- Premier Health, the largest hospital network in the Dayton, Ohio area, now offers insurance coverage to its own employees. Premier has announced it will be expanding next year into the state exchanges, private and group markets outside of the exchange and Medicare Advantage plans.
- The health plan will operate as a separate business unit from the hospital system. The network will not be limited to Premier providers, but will have more than 3,300 community providers at different treatment facilities in the area.
- The organization will be expanding to make the change but it has not given data regarding the number of jobs that will be added. The city will soon be the headquarters of two of the biggest nonprofit organizations in the market.
According to the Washington Post, in 2013 28% of hospitals were expecting to launch their own plans over the next five years and 18% had already dipped into the business.
The WaPo article asked "Is this the end of health insurers?" when MedStar Health decided to launch its own insurance plan to reduce the health costs of its employees. This hasn't been the case, but hospital systems all over the country are beginning to understand that investing in insurance may be a good business move. Hospitals can invest premium money where it can do the most for employee health and they can benefit from brand recognition to attract patients.
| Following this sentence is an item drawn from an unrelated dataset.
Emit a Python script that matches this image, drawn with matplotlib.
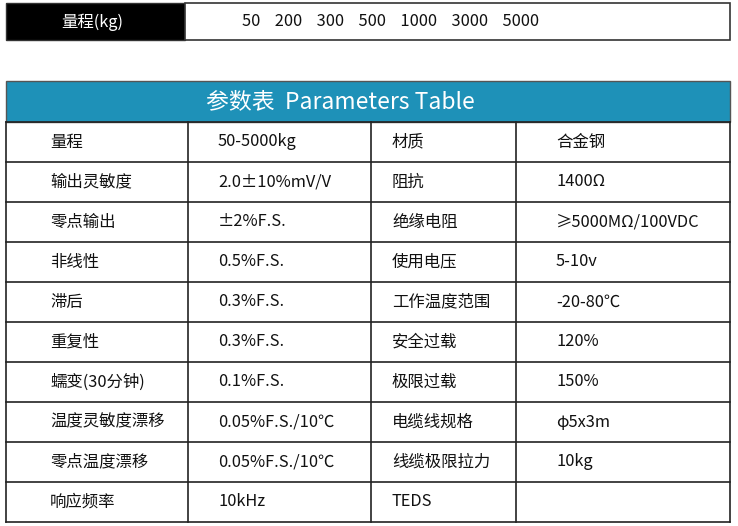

They become the greatest recipient of reducing costs in the system, and perhaps most importantly, they have complete care data on an individual patient. Provider data on a given patient is historically limited to care received at their facility, making risk assessments and preventative care more difficult.
There are some risks to hospital-insurer integration—as shown by the longstanding dispute in Pennyslvania between Highmark (the dominant health insurer) and University of Pittsburgh Medical Center (the dominant health system)—but some believe that provider-payer integration, or at the very least collaboration, will improve costs and outcomes across the system. According to Brad Sitler, the principal industry consultant at the SAS Center of Health Analytics and Insights, creating a population database that is predictive of patient outcomes is dependent on combining EMR data with more-complete payer data.
"If you have a provider and payer who have a non-strained relationship and they could strike up a deal to share data, you could actually have a holistic view of a patient," Sitler told Healthcare Dive. "You could start leveraging that data today to start building risk strata, and start looking for patients that are on the trajectory to becoming high risk. That data is very predictive."